Breaking Near-Field Communication Barriers: Focused, Curved, or Airy Beamforming?

TL;DR

This paper introduces the near-field Airy beam, a novel waveform designed to improve energy concentration and communication robustness in obstructed near-field environments for 6G networks.

Contribution

It proposes a new waveform and beamforming algorithm that adaptively focus energy around obstacles, enhancing power delivery and spectral efficiency in high-frequency near-field scenarios.

Findings

Achieves over 3 dB received power gain in obstructed environments.

Effectively approaches the theoretical upper bound for energy focusing.

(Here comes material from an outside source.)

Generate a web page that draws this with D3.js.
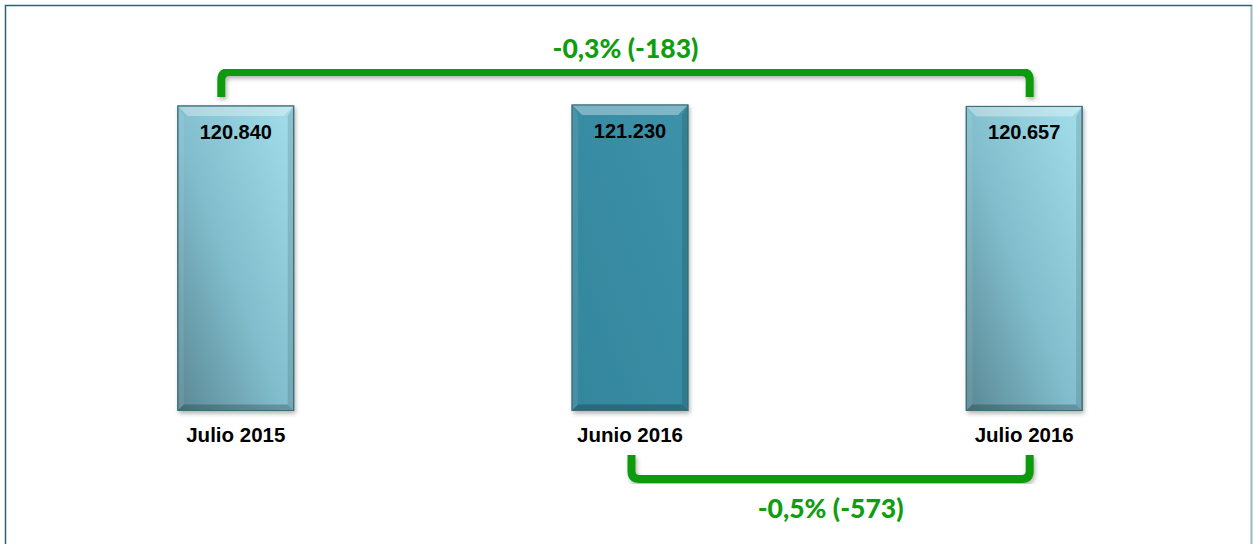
<!DOCTYPE html>
<html>
<head>
<meta charset="utf-8">
<script src="https://cdn.jsdelivr.net/npm/d3@7"></script>
<style>
  body { margin: 0; background: #fff; }
  .val-label { font-family: "Liberation Sans", Arial, sans-serif; font-weight: bold; font-size: 20px; fill: #000; }
  .cat-label { font-family: "Liberation Sans", Arial, sans-serif; font-weight: bold; font-size: 20.5px; fill: #000; }
  .diff-label { font-family: Lato, "Open Sans", sans-serif; font-weight: 900; font-size: 26.5px; fill: #109e10; }
</style>
</head>
<body>
<svg id="chart"></svg>
<script>
// data
const categories = ["Julio 2015", "Junio 2016", "Julio 2016"];
const values = [120840, 121230, 120657];
const valueLabels = ["120.840", "121.230", "120.657"];
const highlight = [false, true, false];
const comparisons = [
  {from: 0, to: 2, label: "-0,3% (-183)", side: "top"},
  {from: 1, to: 2, label: "-0,5% (-573)", side: "bottom"}
];

const width = 1253, height = 544;

const svg = d3.select("#chart")
  .attr("width", width)
  .attr("height", height);

const defs = svg.append("defs");

// light bar gradient (diagonal)
const gLight = defs.append("linearGradient")
  .attr("id", "barLight")
  .attr("x1", 0).attr("y1", 1).attr("x2", 1).attr("y2", 0);
gLight.append("stop").attr("offset", "0%").attr("stop-color", "#5a8894");
gLight.append("stop").attr("offset", "45%").attr("stop-color", "#80bccb");
gLight.append("stop").attr("offset", "100%").attr("stop-color", "#a2deeb");

const gDark = defs.append("linearGradient")
  .attr("id", "barDark")
  .attr("x1", 0).attr("y1", 1).attr("x2", 1).attr("y2", 0);
gDark.append("stop").attr("offset", "0%").attr("stop-color", "#34869c");
gDark.append("stop").attr("offset", "100%").attr("stop-color", "#3c92a9");

const shadow = defs.append("filter")
  .attr("id", "shadow")
  .attr("x", "-10%").attr("y", "-10%").attr("width", "130%").attr("height", "130%");
shadow.append("feDropShadow")
  .attr("dx", 1.5).attr("dy", 2.5).attr("stdDeviation", 2)
  .attr("flood-color", "#000").attr("flood-opacity", 0.3);

// frame
svg.append("rect")
  .attr("x", 5.5).attr("y", 5.5)
  .attr("width", 1246).attr("height", 545)
  .attr("fill", "none")
  .attr("stroke", "#2e6272")
  .attr("stroke-width", 1.5);
svg.append("line")
  .attr("x1", 1252).attr("x2", 1252).attr("y1", 6).attr("y2", 544)
  .attr("stroke", "#c9d8de").attr("stroke-width", 1.5);

// scales
const x = d3.scaleBand()
  .domain(categories)
  .range([99, 1161])
  .paddingInner(0.706)
  .paddingOuter(0.2);

const y = d3.scaleLinear()
  .domain([0, d3.max(values)])
  .range([410.5, 105]);

const bw = x.bandwidth();
const bev = 10;

const bars = svg.selectAll(".bar")
  .data(categories)
  .join("g")
  .attr("class", "bar")
  .attr("transform", d => `translate(${x(d)},0)`);

bars.each(function(d, i) {
  const g = d3.select(this);
  const top = y(values[i]);
  const bottom = y(0);
  const h = bottom - top;
  g.append("rect")
    .attr("x", 0).attr("y", top)
    .attr("width", bw).attr("height", h)
    .attr("fill", highlight[i] ? "url(#barDark)" : "url(#barLight)")
    .attr("stroke", "#3b6e7a")
    .attr("stroke-width", 1)
    .attr("filter", "url(#shadow)");
  // bevel faces
  g.append("path")
    .attr("d", `M0,${top}L${bw},${top}L${bw - bev},${top + bev}L${bev},${top + bev}Z`)
    .attr("fill", "#fff").attr("opacity", 0.35);
  g.append("path")
    .attr("d", `M0,${top}L${bev * 0.6},${top + bev}L${bev * 0.6},${bottom - bev * 0.6}L0,${bottom}Z`)
    .attr("fill", "#fff").attr("opacity", 0.08);
  g.append("path")
    .attr("d", `M${bw},${top}L${bw - bev * 0.6},${top + bev}L${bw - bev * 0.6},${bottom - bev * 0.6}L${bw},${bottom}Z`)
    .attr("fill", "#000").attr("opacity", 0.12);
  g.append("path")
    .attr("d", `M0,${bottom}L${bev * 0.6},${bottom - bev * 0.6}L${bw - bev * 0.6},${bottom - bev * 0.6}L${bw},${bottom}Z`)
    .attr("fill", "#000").attr("opacity", 0.22);
  g.append("rect")
    .attr("x", 0).attr("y", top)
    .attr("width", bw).attr("height", h)
    .attr("fill", "none")
    .attr("stroke", "#3b6e7a")
    .attr("stroke-width", 1);

  g.append("text")
    .attr("class", "val-label")
    .attr("x", bw / 2)
    .attr("y", top + 33)
    .attr("text-anchor", "middle")
    .text(valueLabels[i]);

  g.append("text")
    .attr("class", "cat-label")
    .attr("x", bw / 2)
    .attr("y", 442)
    .attr("text-anchor", "middle")
    .text(d);
});

// comparison brackets
const cx = i => x(categories[i]) + bw / 2;
const endOffset = [-14.5, 1.5, 5.5];

comparisons.forEach(c => {
  const x1 = cx(c.from) + endOffset[c.from];
  const x2 = cx(c.to) + endOffset[c.to];
  const r = 8;
  let p, ty;
  if (c.side === "top") {
    const yEnd = y(d3.max(values)) - 8, yLine = 72;
    p = `M${x1},${yEnd}V${yLine + r}Q${x1},${yLine} ${x1 + r},${yLine}H${x2 - r}Q${x2},${yLine} ${x2},${yLine + r}V${yEnd}`;
    ty = 58;
  } else {
    const yEnd = 455, yLine = 479;
    p = `M${x1},${yEnd}V${yLine - r}Q${x1},${yLine} ${x1 + r},${yLine}H${x2 - r}Q${x2},${yLine} ${x2},${yLine - r}V${yEnd}`;
    ty = 518;
  }
  svg.append("path")
    .attr("d", p)
    .attr("fill", "none")
    .attr("stroke", "#0a9a0a")
    .attr("stroke-width", 8)
    .attr("filter", "url(#shadow)");
  svg.append("text")
    .attr("class", "diff-label")
    .attr("x", (x1 + x2) / 2)
    .attr("y", ty)
    .attr("text-anchor", "middle")
    .text(c.label);
});
</script>
</body>
</html>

Outperforms traditional beamforming methods in spectral efficiency and training overhead.

Abstract

To meet the requirements for high data rates and ubiquitous connectivity in 6G networks, higher frequencies and larger array apertures are employed to enhance spatial resolution and spectral efficiency. This evolution leads to an expansion of the near-field region, where spherical-wave focusing can significantly enhance received power. However, the pervasive presence of obstacles in near-field environments makes communication in obstructed scenarios a critical challenge, particularly for sensitive high-frequency links with high penetration losses. In this paper, we propose a new waveform, termed the near-field Airy beam, which is tailored to the amplitude and phase characteristics of obstructed near-field channels. By integrating non-uniform amplitude response with non-linear phase profile, the proposed Airy beam forms specific curved trajectories, energy distributions, and focal points, enabling energy concentration at the user even after circumventing obstacles. An Airy beamforming algorithm is also developed for hybrid beamformer architectures. Considering practical conditions with unknown obstacle and user locations, we design an Airy beam codebook and a low-overhead hierarchical search scheme to identify the optimal user-aligned beam. Simulation results demonstrate that in obstructed environments, the near-field Airy beam achieves a received power gain of over 3 dB compared to conventional waveforms like focused and curved beams, closely approaching the theoretical upper bound. Across the mmWave to THz bands and various obstacle dimensions, the proposed beam training scheme consistently outperforms traditional methods in terms of spectral efficiency while maintaining a comparable training overhead.